▸ **WHAT TO DO**
Give the number of lines in this listing that contain "React", with no other words.

═════ COLLECTED DATA

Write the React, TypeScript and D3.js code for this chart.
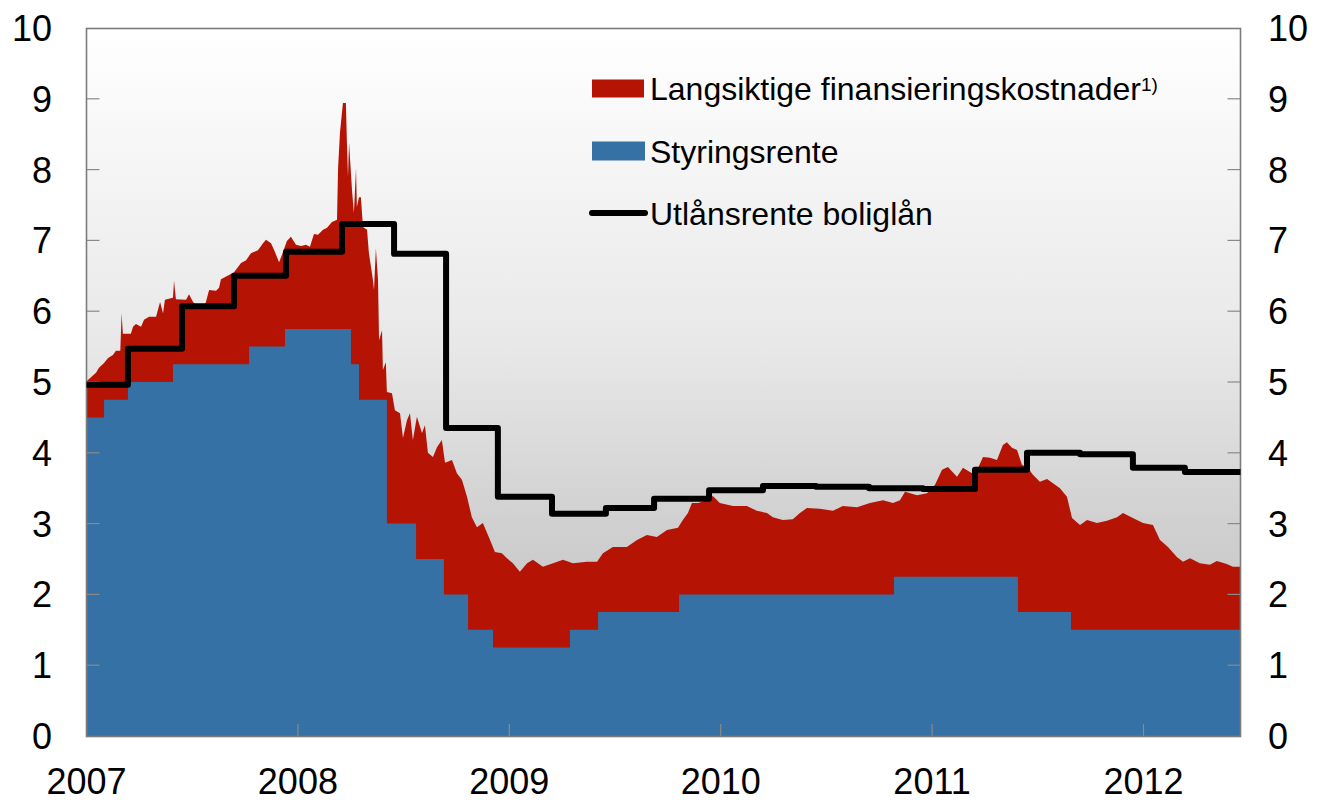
import React, { useEffect, useRef } from 'react';
import * as d3 from 'd3';

const yearTicks = [2007, 2008, 2009, 2010, 2011, 2012];
const valueTicks = [0, 1, 2, 3, 4, 5, 6, 7, 8, 9, 10];
const legendLabels = ['Langsiktige finansieringskostnader', 'Styringsrente', 'Utlånsrente boliglån'];

// [year, percent] - top of the red area (policy rate + long term funding spread)
const fundingTotal: [number, number][] = [
  [2007.0, 5.01], [2007.045, 5.13], [2007.059, 5.2], [2007.083, 5.27], [2007.102, 5.34],
  [2007.125, 5.38], [2007.139, 5.44], [2007.16, 5.44], [2007.166, 5.97], [2007.172, 5.68],
  [2007.21, 5.68], [2007.22, 5.78], [2007.234, 5.82], [2007.258, 5.78], [2007.272, 5.88],
  [2007.296, 5.92], [2007.329, 5.92], [2007.348, 6.13], [2007.362, 5.97], [2007.371, 6.16],
  [2007.409, 6.19], [2007.414, 6.43], [2007.423, 6.17], [2007.471, 6.16], [2007.485, 6.24],
  [2007.504, 6.13], [2007.532, 6.05], [2007.556, 6.03], [2007.58, 6.3], [2007.613, 6.29],
  [2007.627, 6.33], [2007.636, 6.45], [2007.674, 6.51], [2007.698, 6.55], [2007.731, 6.68],
  [2007.755, 6.72], [2007.778, 6.82], [2007.811, 6.86], [2007.835, 6.96], [2007.849, 7.01],
  [2007.873, 6.96], [2007.891, 6.84], [2007.911, 6.69], [2007.93, 6.84], [2007.948, 6.99],
  [2007.967, 7.05], [2007.991, 6.94], [2008.015, 6.92], [2008.038, 6.94], [2008.057, 6.91],
  [2008.076, 7.09], [2008.095, 7.08], [2008.119, 7.15], [2008.138, 7.18], [2008.161, 7.26],
  [2008.185, 7.29], [2008.19, 8.02], [2008.199, 8.52], [2008.213, 8.94], [2008.227, 8.94],
  [2008.232, 8.38], [2008.237, 7.9], [2008.242, 8.38], [2008.256, 7.71], [2008.265, 7.39],
  [2008.275, 8.02], [2008.279, 7.47], [2008.289, 7.61], [2008.298, 7.61], [2008.308, 7.19],
  [2008.327, 7.15], [2008.336, 6.82], [2008.346, 6.62], [2008.355, 6.44], [2008.36, 6.3],
  [2008.369, 6.89], [2008.379, 6.44], [2008.384, 5.59], [2008.398, 5.73], [2008.402, 5.17],
  [2008.416, 5.28], [2008.421, 4.86], [2008.445, 4.84], [2008.459, 4.6], [2008.483, 4.56],
  [2008.497, 4.21], [2008.516, 4.46], [2008.53, 4.56], [2008.544, 4.18], [2008.563, 4.51],
  [2008.587, 4.28], [2008.601, 4.39], [2008.615, 4.0], [2008.639, 3.94], [2008.658, 4.08],
  [2008.681, 4.18], [2008.696, 3.86], [2008.729, 3.9], [2008.752, 3.71], [2008.776, 3.62],
  [2008.8, 3.38], [2008.823, 3.09], [2008.847, 2.95], [2008.875, 3.01], [2008.909, 2.77],
  [2008.932, 2.6], [2008.965, 2.58], [2008.989, 2.51], [2009.017, 2.44], [2009.05, 2.32],
  [2009.084, 2.44], [2009.112, 2.49], [2009.159, 2.39], [2009.207, 2.44], [2009.254, 2.49],
  [2009.301, 2.44], [2009.367, 2.46], [2009.415, 2.46], [2009.443, 2.58], [2009.49, 2.67],
  [2009.556, 2.67], [2009.604, 2.77], [2009.651, 2.84], [2009.698, 2.81], [2009.746, 2.91],
  [2009.798, 2.94], [2009.821, 3.05], [2009.845, 3.15], [2009.864, 3.29], [2009.893, 3.29],
  [2009.935, 3.33], [2009.963, 3.39], [2009.996, 3.29], [2010.058, 3.25], [2010.124, 3.25],
  [2010.171, 3.18], [2010.219, 3.15], [2010.247, 3.09], [2010.294, 3.05], [2010.341, 3.06],
  [2010.375, 3.15], [2010.408, 3.22], [2010.469, 3.21], [2010.531, 3.18], [2010.578, 3.25],
  [2010.645, 3.23], [2010.706, 3.29], [2010.768, 3.33], [2010.815, 3.29], [2010.848, 3.33],
  [2010.872, 3.45], [2010.896, 3.43], [2010.929, 3.4], [2010.976, 3.43], [2011.014, 3.55],
  [2011.047, 3.76], [2011.075, 3.8], [2011.118, 3.66], [2011.146, 3.79], [2011.179, 3.73],
  [2011.203, 3.69], [2011.241, 3.94], [2011.274, 3.93], [2011.307, 3.9], [2011.335, 4.11],
  [2011.354, 4.15], [2011.378, 4.07], [2011.402, 4.04], [2011.425, 3.83], [2011.453, 3.79],
  [2011.477, 3.69], [2011.51, 3.59], [2011.544, 3.63], [2011.572, 3.57], [2011.605, 3.5],
  [2011.638, 3.38], [2011.662, 3.08], [2011.7, 2.98], [2011.733, 3.05], [2011.78, 3.01],
  [2011.827, 3.04], [2011.875, 3.09], [2011.903, 3.15], [2011.95, 3.08], [2011.998, 3.01],
  [2012.045, 2.98], [2012.078, 2.77], [2012.116, 2.67], [2012.158, 2.53], [2012.187, 2.46],
  [2012.22, 2.51], [2012.267, 2.44], [2012.314, 2.42], [2012.347, 2.47], [2012.394, 2.43],
  [2012.423, 2.39], [2012.459, 2.39],
];

// [year, percent] - step changes in the policy rate
const policyRate: [number, number][] = [
  [2007.0, 4.5], [2007.083, 4.75], [2007.196, 5.0], [2007.409, 5.25], [2007.769, 5.5],
  [2007.939, 5.75], [2008.251, 5.25], [2008.289, 4.75], [2008.421, 3.0], [2008.559, 2.5],
  [2008.691, 2.0], [2008.805, 1.5], [2008.923, 1.25], [2009.287, 1.5], [2009.42, 1.75],
  [2009.803, 2.0], [2010.82, 2.25], [2011.406, 1.75], [2011.657, 1.5], [2012.459, 1.5],
];

// [year, percent] - mortgage lending rate, quarterly
const mortgageRate: [number, number][] = [
  [2007.0, 4.96], [2007.196, 5.47], [2007.452, 6.07], [2007.698, 6.5], [2007.944, 6.84],
  [2008.209, 7.23], [2008.455, 6.81], [2008.701, 4.35], [2008.946, 3.38], [2009.202, 3.14],
  [2009.457, 3.22], [2009.685, 3.35], [2009.945, 3.47], [2010.2, 3.53], [2010.451, 3.52],
  [2010.702, 3.5], [2010.957, 3.49], [2011.203, 3.76], [2011.449, 4.0], [2011.7, 3.98],
  [2011.95, 3.79], [2012.196, 3.73], [2012.459, 3.73],
];

const red = '#b51405';
const blue = '#3571a4';
const font = '"Liberation Sans", Arial, sans-serif';

export default function App() {
  const svgRef = useRef<SVGSVGElement>(null);

  useEffect(() => {
    const svg = d3.select(svgRef.current);
    svg.selectAll('*').remove();

    const left = 86.5, right = 1240.5, top = 28, bottom = 736;
    const x = d3.scaleLinear().domain([2007, 2012.459]).range([left, right]);
    const y = d3.scaleLinear().domain([0, 10]).range([bottom, top]);

    const grad = svg.append('defs').append('linearGradient')
      .attr('id', 'bg').attr('x1', 0).attr('y1', 0).attr('x2', 0).attr('y2', 1);
    grad.append('stop').attr('offset', '0%').attr('stop-color', '#ffffff');
    grad.append('stop').attr('offset', '45%').attr('stop-color', '#e8e8e8');
    grad.append('stop').attr('offset', '70%').attr('stop-color', '#d0d0d0');
    grad.append('stop').attr('offset', '100%').attr('stop-color', '#bcbcbc');

    svg.append('rect')
      .attr('x', left).attr('y', top)
      .attr('width', right - left).attr('height', bottom - top)
      .attr('fill', 'url(#bg)');

    const redArea = d3.area<[number, number]>()
      .x(d => x(d[0]))
      .y0(y(0))
      .y1(d => y(d[1]));
    svg.append('path').datum(fundingTotal).attr('d', redArea).attr('fill', red);

    const blueArea = d3.area<[number, number]>()
      .x(d => x(d[0]))
      .y0(y(0))
      .y1(d => y(d[1]))
      .curve(d3.curveStepAfter);
    svg.append('path').datum(policyRate).attr('d', blueArea).attr('fill', blue);

    // inner ticks
    const tickColor = '#8a8a8a';
    const inner = valueTicks.filter(v => v > 0 && v < 10);
    svg.selectAll('.ltick').data(inner).join('line').attr('class', 'ltick')
      .attr('x1', left).attr('x2', left + 13)
      .attr('y1', d => y(d)).attr('y2', d => y(d))
      .attr('stroke', tickColor).attr('stroke-width', 1.2);
    svg.selectAll('.rtick').data(inner).join('line').attr('class', 'rtick')
      .attr('x1', right - 13).attr('x2', right)
      .attr('y1', d => y(d)).attr('y2', d => y(d))
      .attr('stroke', tickColor).attr('stroke-width', 1.2);
    svg.selectAll('.xtick').data(yearTicks.slice(1)).join('line').attr('class', 'xtick')
      .attr('x1', d => x(d)).attr('x2', d => x(d))
      .attr('y1', bottom).attr('y2', bottom - 12)
      .attr('stroke', tickColor).attr('stroke-width', 1.2);

    svg.append('rect')
      .attr('x', left).attr('y', top + 0.5)
      .attr('width', right - left).attr('height', bottom - top)
      .attr('fill', 'none').attr('stroke', '#7c7c7c').attr('stroke-width', 1.6);

    const rateLine = d3.line<[number, number]>()
      .x(d => x(d[0]))
      .y(d => y(d[1]))
      .curve(d3.curveStepAfter);
    svg.append('path').datum(mortgageRate).attr('d', rateLine)
      .attr('fill', 'none').attr('stroke', '#000').attr('stroke-width', 6)
      .attr('stroke-linejoin', 'round');

    // axis labels
    svg.selectAll('.ylab').data(valueTicks).join('text').attr('class', 'ylab')
      .attr('x', 52).attr('y', d => y(d)).attr('dy', '0.36em')
      .attr('text-anchor', 'end')
      .style('font-family', font).style('font-size', '36px').attr('fill', '#000')
      .text(d => d);
    svg.selectAll('.yrlab').data(valueTicks).join('text').attr('class', 'yrlab')
      .attr('x', 1268).attr('y', d => y(d)).attr('dy', '0.36em')
      .attr('text-anchor', 'start')
      .style('font-family', font).style('font-size', '36px').attr('fill', '#000')
      .text(d => d);
    svg.selectAll('.xlab').data(yearTicks).join('text').attr('class', 'xlab')
      .attr('x', d => x(d)).attr('y', 794)
      .attr('text-anchor', 'middle')
      .style('font-family', font).style('font-size', '36px').attr('fill', '#000')
      .text(d => d);

    // legend
    const legend = svg.append('g');
    const rowY = [88.5, 151, 213];
    legend.append('rect').attr('x', 592).attr('y', rowY[0] - 9).attr('width', 52).attr('height', 18).attr('fill', red);
    legend.append('rect').attr('x', 592).attr('y', rowY[1] - 9.5).attr('width', 53).attr('height', 19).attr('fill', blue);
    legend.append('line').attr('x1', 592).attr('x2', 645).attr('y1', rowY[2]).attr('y2', rowY[2])
      .attr('stroke', '#000').attr('stroke-width', 6).attr('stroke-linecap', 'round');
    legend.selectAll('text').data(legendLabels).join('text')
      .attr('x', 650).attr('y', (d, i) => rowY[i]).attr('dy', '0.36em')
      .style('font-family', font).style('font-size', '32px').attr('fill', '#000')
      .each(function (d, i) {
        const t = d3.select(this);
        t.append('tspan').text(d);
        if (i === 0) {
          t.append('tspan').attr('dy', '-0.5em').style('font-size', '19px').text('1)');
        }
      });
  }, []);

  return (
    <svg
      ref={svgRef}
      width={1321}
      height={802}
      style={{ position: 'absolute', left: 0, top: 0 }}
    ></svg>
  );
}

══════════

▸ **RESPONSE TO THIS TASK**
2